- [WRITTEN REQUEST]: Repeat every entry word for word, but leave the images out of your copy.

- [DATA]:

--- start ---

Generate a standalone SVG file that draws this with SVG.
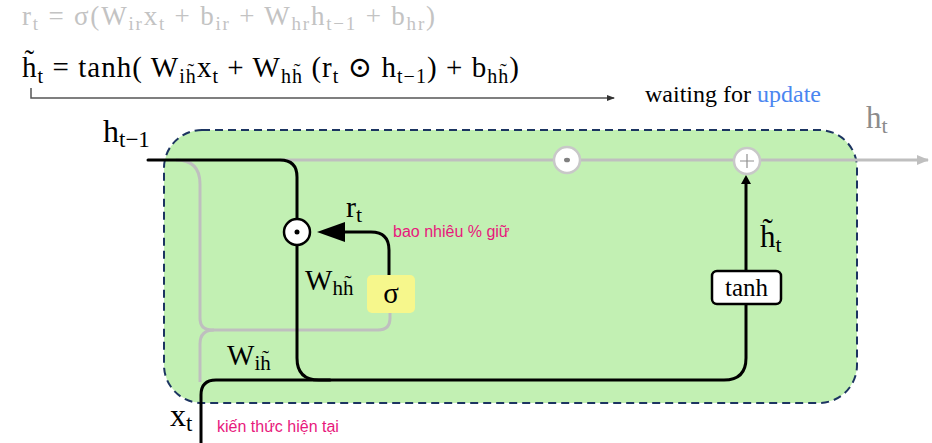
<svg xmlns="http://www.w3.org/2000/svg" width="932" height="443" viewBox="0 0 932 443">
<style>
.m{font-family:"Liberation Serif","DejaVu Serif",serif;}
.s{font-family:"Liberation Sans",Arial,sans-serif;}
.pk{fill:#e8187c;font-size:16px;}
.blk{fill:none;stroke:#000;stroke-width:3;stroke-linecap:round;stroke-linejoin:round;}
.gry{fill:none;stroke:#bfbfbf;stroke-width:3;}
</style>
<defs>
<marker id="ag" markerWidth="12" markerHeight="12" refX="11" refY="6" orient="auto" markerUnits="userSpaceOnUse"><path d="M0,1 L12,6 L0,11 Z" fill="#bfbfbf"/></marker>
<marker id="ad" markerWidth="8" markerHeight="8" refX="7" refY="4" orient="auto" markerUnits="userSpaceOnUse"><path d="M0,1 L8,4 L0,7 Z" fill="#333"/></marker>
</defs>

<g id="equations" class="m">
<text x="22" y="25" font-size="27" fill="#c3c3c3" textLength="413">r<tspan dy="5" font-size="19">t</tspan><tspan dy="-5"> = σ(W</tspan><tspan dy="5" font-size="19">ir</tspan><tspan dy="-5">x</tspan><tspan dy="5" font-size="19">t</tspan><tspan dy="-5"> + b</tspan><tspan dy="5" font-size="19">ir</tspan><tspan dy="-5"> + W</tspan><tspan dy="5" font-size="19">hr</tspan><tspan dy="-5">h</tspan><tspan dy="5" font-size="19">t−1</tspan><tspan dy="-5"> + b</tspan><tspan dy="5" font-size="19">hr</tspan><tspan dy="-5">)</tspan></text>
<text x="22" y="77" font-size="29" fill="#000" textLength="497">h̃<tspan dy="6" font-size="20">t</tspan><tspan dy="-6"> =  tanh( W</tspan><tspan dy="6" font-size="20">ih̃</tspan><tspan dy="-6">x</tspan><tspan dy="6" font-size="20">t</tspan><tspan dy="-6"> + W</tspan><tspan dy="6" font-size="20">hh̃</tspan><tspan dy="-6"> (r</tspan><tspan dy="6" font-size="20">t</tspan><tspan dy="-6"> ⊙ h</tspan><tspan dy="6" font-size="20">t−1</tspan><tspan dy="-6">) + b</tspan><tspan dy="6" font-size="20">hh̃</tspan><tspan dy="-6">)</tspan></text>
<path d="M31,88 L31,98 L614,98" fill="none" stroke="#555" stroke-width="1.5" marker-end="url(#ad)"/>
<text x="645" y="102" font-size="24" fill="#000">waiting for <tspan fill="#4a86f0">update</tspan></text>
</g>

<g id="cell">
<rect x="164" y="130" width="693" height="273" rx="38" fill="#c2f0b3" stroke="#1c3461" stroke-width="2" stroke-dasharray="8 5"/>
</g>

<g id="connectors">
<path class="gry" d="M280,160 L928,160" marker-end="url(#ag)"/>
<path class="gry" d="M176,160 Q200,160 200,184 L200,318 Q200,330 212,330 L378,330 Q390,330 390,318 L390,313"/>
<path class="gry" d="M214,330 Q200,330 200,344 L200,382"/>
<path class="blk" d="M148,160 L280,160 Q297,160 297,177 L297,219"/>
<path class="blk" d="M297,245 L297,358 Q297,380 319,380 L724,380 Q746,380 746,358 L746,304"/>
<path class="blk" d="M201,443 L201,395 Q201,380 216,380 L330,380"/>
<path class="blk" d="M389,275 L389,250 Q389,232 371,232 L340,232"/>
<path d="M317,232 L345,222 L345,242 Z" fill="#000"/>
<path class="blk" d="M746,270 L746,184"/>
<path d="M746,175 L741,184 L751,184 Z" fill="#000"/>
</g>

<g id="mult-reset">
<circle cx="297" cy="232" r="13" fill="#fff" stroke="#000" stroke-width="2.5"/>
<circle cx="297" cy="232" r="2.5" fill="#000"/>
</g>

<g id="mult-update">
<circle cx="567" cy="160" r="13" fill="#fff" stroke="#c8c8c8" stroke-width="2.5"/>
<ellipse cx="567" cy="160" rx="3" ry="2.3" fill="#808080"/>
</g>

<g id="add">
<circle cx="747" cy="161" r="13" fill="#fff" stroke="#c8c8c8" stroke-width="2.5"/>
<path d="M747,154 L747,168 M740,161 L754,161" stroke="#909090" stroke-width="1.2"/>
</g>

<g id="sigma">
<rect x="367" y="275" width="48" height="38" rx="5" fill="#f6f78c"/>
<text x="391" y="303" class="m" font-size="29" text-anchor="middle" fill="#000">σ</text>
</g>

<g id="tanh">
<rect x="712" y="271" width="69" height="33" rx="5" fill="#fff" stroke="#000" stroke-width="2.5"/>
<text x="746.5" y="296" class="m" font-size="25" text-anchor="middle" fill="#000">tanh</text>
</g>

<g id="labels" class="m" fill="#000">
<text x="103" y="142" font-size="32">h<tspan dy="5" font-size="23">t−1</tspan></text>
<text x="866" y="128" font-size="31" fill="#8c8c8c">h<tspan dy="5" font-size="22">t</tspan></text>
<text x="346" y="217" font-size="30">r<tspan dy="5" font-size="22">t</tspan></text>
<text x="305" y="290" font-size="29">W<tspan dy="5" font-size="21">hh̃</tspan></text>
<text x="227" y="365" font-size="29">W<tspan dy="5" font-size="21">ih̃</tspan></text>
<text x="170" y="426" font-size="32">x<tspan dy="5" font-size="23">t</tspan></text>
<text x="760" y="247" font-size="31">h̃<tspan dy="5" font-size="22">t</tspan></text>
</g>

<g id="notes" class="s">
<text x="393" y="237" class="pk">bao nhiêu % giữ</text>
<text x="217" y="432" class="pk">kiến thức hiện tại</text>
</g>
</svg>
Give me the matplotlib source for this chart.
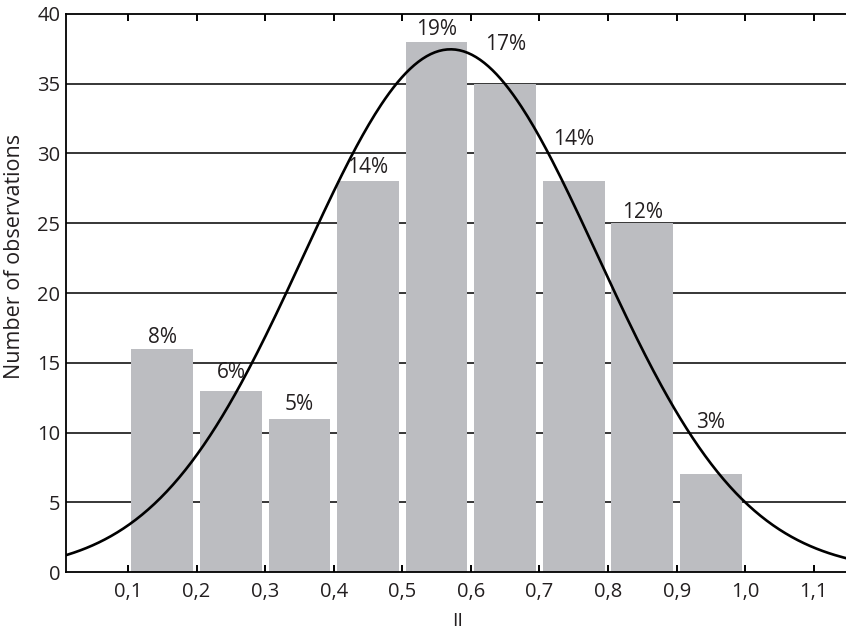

--- end ---

- [FULL SOLUTION]:
Generate a standalone SVG file that draws this with SVG.
<svg xmlns="http://www.w3.org/2000/svg" width="932" height="443" viewBox="0 0 932 443">
<style>
.m{font-family:"Liberation Serif","DejaVu Serif",serif;}
.s{font-family:"Liberation Sans",Arial,sans-serif;}
.pk{fill:#e8187c;font-size:16px;}
.blk{fill:none;stroke:#000;stroke-width:3;stroke-linecap:round;stroke-linejoin:round;}
.gry{fill:none;stroke:#bfbfbf;stroke-width:3;}
</style>
<defs>
<marker id="ag" markerWidth="12" markerHeight="12" refX="11" refY="6" orient="auto" markerUnits="userSpaceOnUse"><path d="M0,1 L12,6 L0,11 Z" fill="#bfbfbf"/></marker>
<marker id="ad" markerWidth="8" markerHeight="8" refX="7" refY="4" orient="auto" markerUnits="userSpaceOnUse"><path d="M0,1 L8,4 L0,7 Z" fill="#333"/></marker>
</defs>

<g id="equations" class="m">
<text x="22" y="25" font-size="27" fill="#c3c3c3" textLength="413">r<tspan dy="5" font-size="19">t</tspan><tspan dy="-5"> = σ(W</tspan><tspan dy="5" font-size="19">ir</tspan><tspan dy="-5">x</tspan><tspan dy="5" font-size="19">t</tspan><tspan dy="-5"> + b</tspan><tspan dy="5" font-size="19">ir</tspan><tspan dy="-5"> + W</tspan><tspan dy="5" font-size="19">hr</tspan><tspan dy="-5">h</tspan><tspan dy="5" font-size="19">t−1</tspan><tspan dy="-5"> + b</tspan><tspan dy="5" font-size="19">hr</tspan><tspan dy="-5">)</tspan></text>
<text x="22" y="77" font-size="29" fill="#000" textLength="497">h̃<tspan dy="6" font-size="20">t</tspan><tspan dy="-6"> =  tanh( W</tspan><tspan dy="6" font-size="20">ih̃</tspan><tspan dy="-6">x</tspan><tspan dy="6" font-size="20">t</tspan><tspan dy="-6"> + W</tspan><tspan dy="6" font-size="20">hh̃</tspan><tspan dy="-6"> (r</tspan><tspan dy="6" font-size="20">t</tspan><tspan dy="-6"> ⊙ h</tspan><tspan dy="6" font-size="20">t−1</tspan><tspan dy="-6">) + b</tspan><tspan dy="6" font-size="20">hh̃</tspan><tspan dy="-6">)</tspan></text>
<path d="M31,88 L31,98 L614,98" fill="none" stroke="#555" stroke-width="1.5" marker-end="url(#ad)"/>
<text x="645" y="102" font-size="24" fill="#000">waiting for <tspan fill="#4a86f0">update</tspan></text>
</g>

<g id="cell">
<rect x="164" y="130" width="693" height="273" rx="38" fill="#c2f0b3" stroke="#1c3461" stroke-width="2" stroke-dasharray="8 5"/>
</g>

<g id="connectors">
<path class="gry" d="M280,160 L928,160" marker-end="url(#ag)"/>
<path class="gry" d="M176,160 Q200,160 200,184 L200,318 Q200,330 212,330 L378,330 Q390,330 390,318 L390,313"/>
<path class="gry" d="M214,330 Q200,330 200,344 L200,382"/>
<path class="blk" d="M148,160 L280,160 Q297,160 297,177 L297,219"/>
<path class="blk" d="M297,245 L297,358 Q297,380 319,380 L724,380 Q746,380 746,358 L746,304"/>
<path class="blk" d="M201,443 L201,395 Q201,380 216,380 L330,380"/>
<path class="blk" d="M389,275 L389,250 Q389,232 371,232 L340,232"/>
<path d="M317,232 L345,222 L345,242 Z" fill="#000"/>
<path class="blk" d="M746,270 L746,184"/>
<path d="M746,175 L741,184 L751,184 Z" fill="#000"/>
</g>

<g id="mult-reset">
<circle cx="297" cy="232" r="13" fill="#fff" stroke="#000" stroke-width="2.5"/>
<circle cx="297" cy="232" r="2.5" fill="#000"/>
</g>

<g id="mult-update">
<circle cx="567" cy="160" r="13" fill="#fff" stroke="#c8c8c8" stroke-width="2.5"/>
<ellipse cx="567" cy="160" rx="3" ry="2.3" fill="#808080"/>
</g>

<g id="add">
<circle cx="747" cy="161" r="13" fill="#fff" stroke="#c8c8c8" stroke-width="2.5"/>
<path d="M747,154 L747,168 M740,161 L754,161" stroke="#909090" stroke-width="1.2"/>
</g>

<g id="sigma">
<rect x="367" y="275" width="48" height="38" rx="5" fill="#f6f78c"/>
<text x="391" y="303" class="m" font-size="29" text-anchor="middle" fill="#000">σ</text>
</g>

<g id="tanh">
<rect x="712" y="271" width="69" height="33" rx="5" fill="#fff" stroke="#000" stroke-width="2.5"/>
<text x="746.5" y="296" class="m" font-size="25" text-anchor="middle" fill="#000">tanh</text>
</g>

<g id="labels" class="m" fill="#000">
<text x="103" y="142" font-size="32">h<tspan dy="5" font-size="23">t−1</tspan></text>
<text x="866" y="128" font-size="31" fill="#8c8c8c">h<tspan dy="5" font-size="22">t</tspan></text>
<text x="346" y="217" font-size="30">r<tspan dy="5" font-size="22">t</tspan></text>
<text x="305" y="290" font-size="29">W<tspan dy="5" font-size="21">hh̃</tspan></text>
<text x="227" y="365" font-size="29">W<tspan dy="5" font-size="21">ih̃</tspan></text>
<text x="170" y="426" font-size="32">x<tspan dy="5" font-size="23">t</tspan></text>
<text x="760" y="247" font-size="31">h̃<tspan dy="5" font-size="22">t</tspan></text>
</g>

<g id="notes" class="s">
<text x="393" y="237" class="pk">bao nhiêu % giữ</text>
<text x="217" y="432" class="pk">kiến thức hiện tại</text>
</g>
</svg>
Give me the matplotlib source for this chart.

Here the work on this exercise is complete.